Of course, if my government wants to categorize me by ethnicity they will get a similar response as you offer your own government. However, I for one wish I could identify with some sort of ancestral heritage. I am like most Americans in that I cannot. I only say that it is perhaps this sense of medieval heritage that MAY, and only may, be a contributing factor to the UKs dominance of the miniature market.
 

Dragonsreach

Super Moderator
Staff member
I'm unsure about your point about GW sales, but you have to consider that their target 'audience' is Midlevel income supported teenagers, with a limited gaming lifespan. GW expect that their customers will not last more than three years before puberty and girls feature more actively than toy soldiers. So I wouldn't take the level of GW sales as an example for all games or as an expectation of a level of the number of gamer/painters, or cultural awareness.
As an example out of 170 people in my division, I am the only one who has any 'artistic outlet', no others are involved in anything remotely as creative and as for gaming unless it's on a console, forget it!
 

Avelorn

Sven Jonsson
Sweden's pretty welcoming. Even the cool guys paint. Like me! I'm cool... :cool:

I wear sunglasses. In a forum.
 
Hmm, not so sure about GWstarget audience, as you have described them, DR. The average middle class parent isn't going to drop the kind of change required for their child to play Warhammer. For a 2000 point army (small), your going to need to buy around 10 models/units. These cost $20 to $100 a piece. Probably averaging around $40-$50. Then you have to buy the Army book, the $90 rulebook, all the paints and prepping materials. Then dice, templates, and other accessories. You're looking at spending $700-$1200 to play. I can't see many parents supporting this financially. Most people would probably expect to be playing within a year of their initial purchases or they'd lose interest. I started out wanting to game, before I realized that really I just want to paint. However, I use my Warhammer Army as a sort of basis for what I am going to paint, mainly because having a legit army will give me the opportunity to show off my minis.

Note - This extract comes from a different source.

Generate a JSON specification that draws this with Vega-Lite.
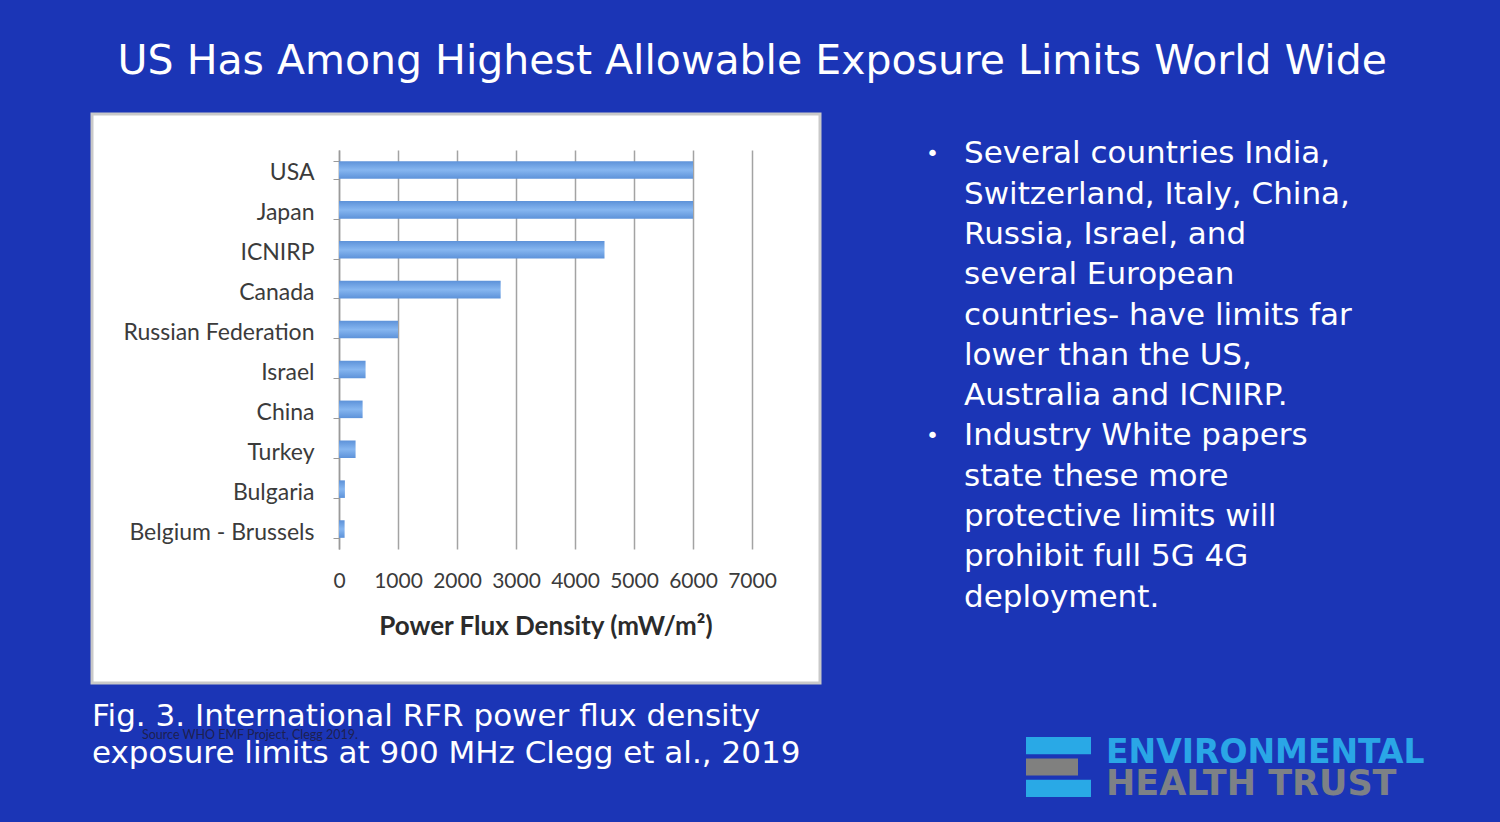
{
  "$schema": "https://vega.github.io/schema/vega-lite/v6.json",
  "background": "#1b35b6",
  "padding": {"left": 90, "top": 40, "right": 0, "bottom": 23},
  "title": {
    "text": "US Has Among Highest Allowable Exposure Limits World Wide",
    "font": "DejaVu Sans",
    "fontSize": 41,
    "fontWeight": "normal",
    "color": "white",
    "anchor": "middle",
    "offset": 19,
    "dx": -43
  },
  "config": {
    "view": {"stroke": null},
    "axis": {"labelFont": "Lato", "titleFont": "Lato"}
  },
  "spacing": 104,
  "hconcat": [
    {
      "spacing": 13,
      "vconcat": [
        {
          "width": 728,
          "height": 569,
          "view": {"fill": "white", "stroke": "#c9c9c9", "strokeWidth": 3},
          "data": {
            "values": [
              {"region": "USA", "pfd": 6000},
              {"region": "Japan", "pfd": 6000},
              {"region": "ICNIRP", "pfd": 4500},
              {"region": "Canada", "pfd": 2740},
              {"region": "Russian Federation", "pfd": 1000},
              {"region": "Israel", "pfd": 450},
              {"region": "China", "pfd": 400},
              {"region": "Turkey", "pfd": 281},
              {"region": "Bulgaria", "pfd": 100},
              {"region": "Belgium - Brussels", "pfd": 95}
            ]
          },
          "mark": {
            "type": "bar",
            "color": {
              "gradient": "linear",
              "x1": 0, "y1": 0, "x2": 0, "y2": 1,
              "stops": [
                {"offset": 0, "color": "#5d92d9"},
                {"offset": 0.5, "color": "#86b6f0"},
                {"offset": 1, "color": "#5d92d9"}
              ]
            }
          },
          "encoding": {
            "y": {
              "field": "region",
              "type": "nominal",
              "sort": null,
              "scale": {"range": [36, 435], "paddingInner": 0.56, "paddingOuter": 0.28},
              "axis": {
                "title": null,
                "orient": "left",
                "offset": -247,
                "labelFontSize": 23,
                "labelColor": "#3b3b3b",
                "labelPadding": 19,
                "labelLimit": 320,
                "labelOffset": 3,
                "tickBand": "extent",
                "tickColor": "#9a9a9a",
                "tickSize": 6,
                "domainColor": "#9a9a9a",
                "domainWidth": 1.5,
                "grid": false
              }
            },
            "x": {
              "field": "pfd",
              "type": "quantitative",
              "scale": {"domain": [0, 7000], "range": [247, 660], "nice": false},
              "axis": {
                "values": [0, 1000, 2000, 3000, 4000, 5000, 6000, 7000],
                "format": "d",
                "title": "Power Flux Density (mW/m²)",
                "orient": "top",
                "offset": -435,
                "domain": false,
                "ticks": false,
                "tickSize": 0,
                "grid": true,
                "gridColor": "#a3a3a3",
                "gridWidth": 1.5,
                "labelFontSize": 21,
                "labelColor": "#3b3b3b",
                "labelPadding": -32,
                "labelBaseline": "middle",
                "labelOverlap": false,
                "labelFlush": false,
                "titleFontSize": 26,
                "titleFontWeight": "bold",
                "titleColor": "#2b2b2b",
                "titleY": 77,
                "titleBaseline": "middle"
              }
            }
          }
        },
        {
          "width": 728,
          "height": 74,
          "layer": [
            {
              "data": {
                "values": [
                  {"line": 1, "text": "Fig. 3. International RFR power flux density"},
                  {"line": 2, "text": "exposure limits at 900 MHz  Clegg et al., 2019"}
                ]
              },
              "mark": {"type": "text", "align": "left", "baseline": "middle", "font": "DejaVu Sans", "fontSize": 31, "color": "white"},
              "encoding": {
                "y": {"field": "line", "type": "ordinal", "axis": null, "scale": {"type": "point", "padding": 0.5}},
                "x": {"datum": 0, "type": "quantitative", "scale": {"domain": [0, 1]}, "axis": null},
                "text": {"field": "text"}
              }
            },
            {
              "data": {"values": [{"line": 1, "text": "Source WHO EMF Project, Clegg 2019."}]},
              "mark": {"type": "text", "align": "left", "baseline": "middle", "font": "Lato", "fontSize": 12.5, "color": "#1d2050", "dx": 50, "dy": 18},
              "encoding": {
                "y": {"field": "line", "type": "ordinal", "axis": null},
                "x": {"datum": 0, "type": "quantitative", "axis": null},
                "text": {"field": "text"}
              }
            }
          ]
        }
      ]
    },
    {
      "spacing": 98,
      "vconcat": [
        {
          "width": 574,
          "height": 524,
          "data": {
            "values": [
              {"line": 1, "bullet": true, "text": "Several countries  India,"},
              {"line": 2, "bullet": false, "text": "Switzerland, Italy, China,"},
              {"line": 3, "bullet": false, "text": "Russia, Israel, and"},
              {"line": 4, "bullet": false, "text": "several European"},
              {"line": 5, "bullet": false, "text": "countries- have limits far"},
              {"line": 6, "bullet": false, "text": "lower than the US,"},
              {"line": 7, "bullet": false, "text": "Australia and ICNIRP."},
              {"line": 8, "bullet": true, "text": "Industry White papers"},
              {"line": 9, "bullet": false, "text": "state these more"},
              {"line": 10, "bullet": false, "text": "protective limits will"},
              {"line": 11, "bullet": false, "text": "prohibit full 5G 4G"},
              {"line": 12, "bullet": false, "text": "deployment."}
            ]
          },
          "encoding": {
            "y": {"field": "line", "type": "ordinal", "axis": null, "scale": {"type": "point", "padding": 1}},
            "x": {"datum": 0, "type": "quantitative", "scale": {"domain": [0, 1]}, "axis": null}
          },
          "layer": [
            {
              "mark": {"type": "text", "align": "left", "baseline": "middle", "font": "DejaVu Sans", "fontSize": 31, "color": "white", "dx": 38},
              "encoding": {"text": {"field": "text"}}
            },
            {
              "transform": [{"filter": "datum.bullet"}],
              "mark": {"type": "text", "align": "left", "baseline": "middle", "font": "DejaVu Sans", "fontSize": 22, "color": "white", "text": "•"}
            }
          ]
        },
        {
          "spacing": 15,
          "hconcat": [
            {
              "width": 165,
              "height": 60,
              "data": {
                "values": [
                  {"bar": "top", "len": 1},
                  {"bar": "middle", "len": 0.8},
                  {"bar": "bottom", "len": 1}
                ]
              },
              "mark": "bar",
              "encoding": {
                "y": {"field": "bar", "type": "nominal", "sort": null, "axis": null, "scale": {"paddingInner": 0.2, "paddingOuter": 0}},
                "x": {"field": "len", "type": "quantitative", "axis": null, "scale": {"domain": [0, 1], "range": [100, 165]}},
                "color": {
                  "field": "bar",
                  "type": "nominal",
                  "legend": null,
                  "scale": {"domain": ["top", "middle", "bottom"], "range": ["#29a9e6", "#80807f", "#29a9e6"]}
                }
              }
            },
            {
              "width": 340,
              "height": 62,
              "data": {
                "values": [
                  {"line": 1, "word": "ENVIRONMENTAL"},
                  {"line": 2, "word": "HEALTH TRUST"}
                ]
              },
              "encoding": {
                "y": {"field": "line", "type": "ordinal", "axis": null, "scale": {"type": "point", "padding": 0.5}},
                "x": {"datum": 0, "type": "quantitative", "scale": {"domain": [0, 1]}, "axis": null},
                "text": {"field": "word"}
              },
              "layer": [
                {
                  "transform": [{"filter": "datum.line == 1"}],
                  "mark": {"type": "text", "align": "left", "baseline": "middle", "font": "DejaVu Sans", "fontWeight": "bold", "fontSize": 33, "color": "#2aa6e6"}
                },
                {
                  "transform": [{"filter": "datum.line == 2"}],
                  "mark": {"type": "text", "align": "left", "baseline": "middle", "font": "DejaVu Sans", "fontWeight": "bold", "fontSize": 35, "color": "#7d8186"}
                }
              ]
            }
          ]
        }
      ]
    }
  ]
}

Not sure of my point here, just that I think GWs audience isomer adult than you might think. I am surrounded by talentless morons too in my life. These are universal. There is probably no way of proving my thesis that miniature painting is most popular in the UK. But you have to acknowledge that there is a disproportionate number of mini manufacturers, if not painters and gamers in the UK. Maybe not.
 

Dragonsreach

Super Moderator
Staff member
Hmm, not so sure about GWstarget audience, as you have described them, DR.
And yet that is GW's stated target audience
The average middle class parent isn't going to drop the kind of change required for their child to play Warhammer. For a 2000 point army (small), your going to need to buy around 10 models/units. These cost $20 to $100 a piece. Probably averaging around $40-$50. Then you have to buy the Army book, the $90 rulebook, all the paints and prepping materials. Then dice, templates, and other accessories. You're looking at spending $700-$1200 to play.I can't see many parents supporting this financially
I've been watching this very situation occur and re-occur since 1992 and you'd be surprised at how much parents will cough up to keep their kids happy instead of interacting with them.

There is probably no way of proving my thesis that miniature painting is most popular in the UK. But you have to acknowledge that there is a disproportionate number of mini manufacturers, if not painters and gamers in the UK. Maybe not.
I've been model making for 40+ years and seen a huge change in the development of miniature production.
It's not "disproportionate" merely an 'accident' of that development.
Historical war gaming (Napoleonic, English civil war, Medieval, WWII) has always had a strong basis in the UK possibly due to our colonial history, possibly due to our European proximity and respective length of history while American civil War has always had a stronger showing in the states.

As a teenager Science Fiction models didn't really exist beyond a few 'ropey' Star Trek clones. Only after the first Star Wars movie did the SF "market" start to gain momentum. A lot of the existing companies have developed out of people who worked in the industry to start with, GW came out of people who had worked for Foundry, Warlord from ex-GW staff and so on for a lot of other companies. Look at Infamy, James (lono) is an ex-GW staffer and a lot of companies are based in Nottingham because of their connections.
Plus you have to take into account GW is not the sole gaming object Privateer Press, Wyrd are American, Freebooter German, Sphere Spanish, Rackham was French.
Gaming/Painting cannot be designated as 'National' because the market place is international thanks to the development of the internet and it's ease of trade between countries.